What was remarkable was the variety of ways in which the statue was seen to move: ‘sometimes in a series of inelegant jerks, rocking and quivering, as one might expect during an earth tremor’ (by Dennis Barnett, a reporter for the
Sunday Tribune
); sometimes swaying; sometimes constantly moving. Others saw the face transformed into that of Christ or St Joseph, Padre Pio or a Jewish rabbi. The statue was also seen to have a glint in its eyes, to gesture with the arms, to twist its body, to smile and look around, to open and close its eyes, to move from side to side, to attempt a genuflection, or to be about to fall.

And what of the demeanour of those present, so many of whom had witnessed something or other? No observer noticed any signs
of ecstasy or delirium, in fact the reverse. When one of the girls who first saw the statue move on 22 July was asked what she was thinking of when the incident occurred, she replied, ‘If I was thinking of anything it was about the good time we’d had in Cleo’s Disco in Bandon the night before.’

However, there was a good deal of disorganized opposition to the idea of a moving statue at Ballinspittle, the silliest of which came from the government press secretary Peter Prendegast, who was quoted as saying, ‘three quarters of the country is laughing heartily at Ballinspittle’, which was one thing it certainly wasn’t doing. Anything more likely to rally support for the statue would be difficult to imagine. More solid criticism came from the local builder who had laid the foundation stone thirty-one years previously, Mick O’Reilly. ‘It’s as solid as a rock. The actual statue isn’t moving. It’s an illusion, but it looks like a calling to prayer to counter the ills of the world.’ And on the evening of 3 October 1985 the statue was attacked by two men armed with hammers and hatchets, while a third took photographs and exhorted the visitors to the shrine not to ‘adore false statues’. They were members of a Californian Christian sect. The statue was severely damaged, but was repaired by Maurice O’Donnell, and on 11 November it was lifted back into position in the Grotto to cries of ‘Three Cheers for Our Lady in Heaven!’

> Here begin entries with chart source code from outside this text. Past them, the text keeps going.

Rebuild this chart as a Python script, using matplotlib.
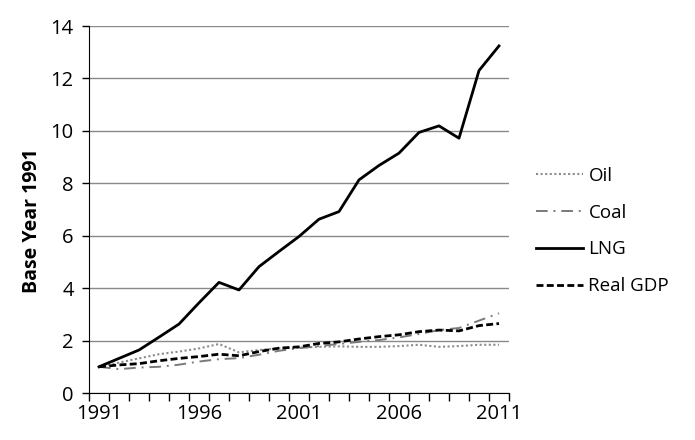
import matplotlib
matplotlib.use("Agg")
import matplotlib.pyplot as plt
import numpy as np

years = list(range(1991, 2012))
tick_years = ["1991", "1996", "2001", "2006", "2011"]

oil = [1.0, 1.16, 1.32, 1.48, 1.58, 1.70, 1.87, 1.55, 1.64, 1.71, 1.73,
       1.76, 1.78, 1.76, 1.76, 1.79, 1.84, 1.76, 1.79, 1.84, 1.84]
coal = [1.0, 0.91, 0.97, 1.00, 1.08, 1.20, 1.29, 1.33, 1.46, 1.61, 1.71,
        1.79, 1.87, 1.95, 2.02, 2.12, 2.25, 2.40, 2.48, 2.76, 3.04]
lng = [1.0, 1.32, 1.64, 2.13, 2.63, 3.44, 4.22, 3.93, 4.82, 5.40, 5.97,
       6.63, 6.92, 8.13, 8.68, 9.15, 9.94, 10.19, 9.72, 12.30, 13.24]
gdp = [1.0, 1.07, 1.12, 1.23, 1.32, 1.39, 1.48, 1.42, 1.58, 1.71, 1.76,
       1.89, 1.95, 2.06, 2.15, 2.22, 2.34, 2.40, 2.37, 2.57, 2.65]

plt.rcParams['font.family'] = ['Open Sans', 'DejaVu Sans']

fig = plt.figure(figsize=(6.95, 4.40), dpi=100)
ax = fig.add_axes([89/695, 1-393/440, 420/695, 367/440])

x = np.arange(len(years))
l_oil, = ax.plot(x, oil, color='#8c8c8c', lw=1.5, linestyle=(0, (1, 1.2)), label='Oil')
l_coal, = ax.plot(x, coal, color='#7a7a7a', lw=1.4, linestyle=(0, (6, 3, 1, 3)), label='Coal')
l_lng, = ax.plot(x, lng, color='black', lw=2.0, label='LNG')
l_gdp, = ax.plot(x, gdp, color='black', lw=2.0, linestyle=(0, (2.5, 1.2)), label='Real GDP')

ax.set_xlim(-0.5, len(years) - 0.5)
ax.set_ylim(0, 14)
ax.set_yticks(np.arange(0, 15, 2))
ax.yaxis.grid(True, color='#8a8a8a', lw=1.0)
ax.set_axisbelow(True)

ax.set_xticks(np.arange(-0.5, len(years), 1))
ax.set_xticklabels([])
ax.set_xticks([years.index(int(t)) for t in tick_years], minor=True)
ax.set_xticklabels(tick_years, minor=True)
ax.tick_params(axis='x', which='major', length=6, width=1, color='black', direction='out')
ax.tick_params(axis='x', which='minor', length=0, labelsize=14.5, pad=8)
ax.tick_params(axis='y', length=5, width=1, direction='out', labelsize=14.5, pad=6)

for s in ['top', 'right']:
    ax.spines[s].set_visible(False)
ax.spines['left'].set_color('black')
ax.spines['bottom'].set_color('black')

ax.set_ylabel('Base Year 1991', fontsize=14, fontweight='bold')
ax.yaxis.set_label_coords(-0.112, 0.47)

fig.legend(handles=[l_oil, l_coal, l_lng, l_gdp], loc='center left',
           bbox_to_anchor=(519/695, 1-231/440), frameon=False, fontsize=13.5,
           handlelength=2.5, handletextpad=0.3, labelspacing=1.0)

fig.savefig('out.png', dpi=100)
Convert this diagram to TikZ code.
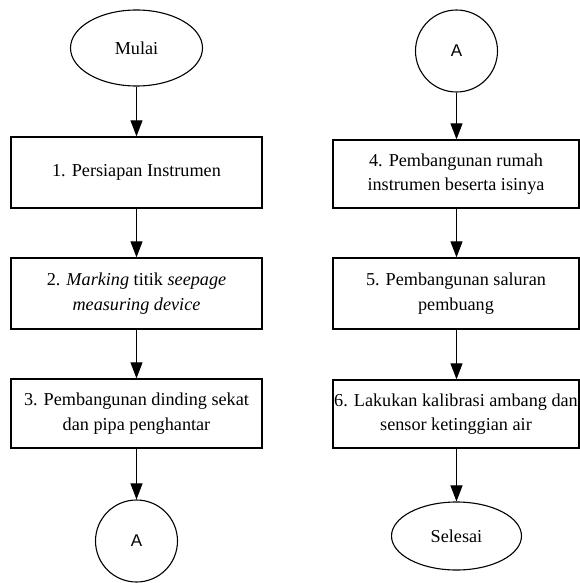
\documentclass[tikz,border=0pt]{standalone}
\usepackage{fontspec}
\setmainfont{Liberation Serif}
\newfontfamily\labelsans{Liberation Sans}
\usetikzlibrary{shapes.geometric,arrows.meta}
\begin{document}
\begin{tikzpicture}[x=1pt,y=-1pt,
  stepbox/.style={draw, line width=1.3pt, rectangle, inner sep=0pt, align=center,
    font=\fontsize{18.2}{24.5}\selectfont},
  terminal/.style={draw, line width=1.1pt, ellipse, inner sep=0pt,
    font=\fontsize{18.2}{24.5}\selectfont},
  connector/.style={draw, line width=1.1pt, circle, inner sep=0pt,
    minimum size=82pt, font=\labelsans\fontsize{17}{19}\selectfont},
  flow/.style={draw, line width=0.9pt, -{Triangle[length=16pt,width=12pt]}}]
\useasboundingbox (0,0) rectangle (580,583);

% left column
\node[terminal, minimum width=132pt, minimum height=76pt] (mulai) at (136.5,48) {Mulai};
\node[stepbox, minimum width=251pt, minimum height=71pt] (s1) at (136.5,172.5) {1. Persiapan Instrumen};
\node[stepbox, minimum width=251pt, minimum height=71pt] (s2) at (136.5,293.5)
  {2. \textit{Marking} titik \textit{seepage}\\\textit{measuring device}};
\node[stepbox, minimum width=251pt, minimum height=69pt] (s3) at (136.5,413.5)
  {3. Pembangunan dinding sekat\\dan pipa penghantar};
\node[connector] (outA) at (136.5,541) {A};

% right column
\node[connector] (inA) at (456.5,51) {A};
\node[stepbox, minimum width=246pt, minimum height=68pt] (s4) at (456,174)
  {4. Pembangunan rumah\\instrumen beserta isinya};
\node[stepbox, minimum width=246pt, minimum height=71pt] (s5) at (456,293.5)
  {5. Pembangunan saluran\\pembuang};
\node[stepbox, minimum width=246pt, minimum height=68pt] (s6) at (456,414)
  {6. Lakukan kalibrasi ambang dan\\sensor ketinggian air};
\node[terminal, minimum width=130pt, minimum height=68pt] (selesai) at (456.5,536) {Selesai};

% connectors
\draw[flow] (mulai.south) -- (s1.north);
\draw[flow] (s1.south) -- (s2.north);
\draw[flow] (s2.south) -- (s3.north);
\draw[flow] (s3.south) -- (outA.north);
\draw[flow] (inA.south) -- (inA.south |- s4.north);
\draw[flow] (inA.south |- s4.south) -- (inA.south |- s5.north);
\draw[flow] (inA.south |- s5.south) -- (inA.south |- s6.north);
\draw[flow] (inA.south |- s6.south) -- (selesai.north);
\end{tikzpicture}
\end{document}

It was still not yet dark, and having failed to elicit any movement from the statue we dawdled up the road in the direction of Kinsale for about half a mile before turning back. What with the rain hissing down it was a thoroughly lowering evening, and not one on which one would have expected anything of the statue, unless one knew of its previous outstanding form in bad weather. When we got back to the Grotto the three people who had been there had left and there was no one else present.

It was by now quite dark and the only illumination was that shed by the eleven electric lights which made up the halo. They strongly lit the upturned face, less strongly the upper part of the body, and left the lower parts of the statue in almost complete darkness. As we knelt there before it I prayed that I wouldn’t see it move. I didn’t want it to move, not because I didn’t believe it really could move – whoever or whatever made the world and the universe would not have much trouble activating a statue – but because I didn’t think it ought to move for me. Nevertheless, just as during the war I had gazed out fixedly into the darkness of the night so many times while acting as a sentry, eventually imagining I saw movement, so I gazed at the statue of the Mother of God in Ballinspittle, waiting for a sign. And suddenly, when my eyes had begun to ache with the effort of concentration, it began to move, not just backwards and forwards, but from side to side. It was extraordinary, but no more extraordinary in its way than seeing movement taking place in the darkness as a sentry, and sometimes actually shouting, ‘Who goes there!’ I looked away, looked again, and it wasn’t moving any more.

‘I’ve seen it,’ I said to Wanda, and told her what I’d seen.

‘Some people have all the luck,’ she said. The trouble was I didn’t feel lucky, nor did I feel excited, or spiritually uplifted, or anything.

After this we stayed on for a while but I didn’t see it move again, nor did Wanda. I felt rather awful having seen it, not even being a Catholic, but I was not by any means the first non-Catholic to see it. So far as one can make out the Ballinspittle statue favoured no particular creed: it was equally likely to oblige for a Mussulman.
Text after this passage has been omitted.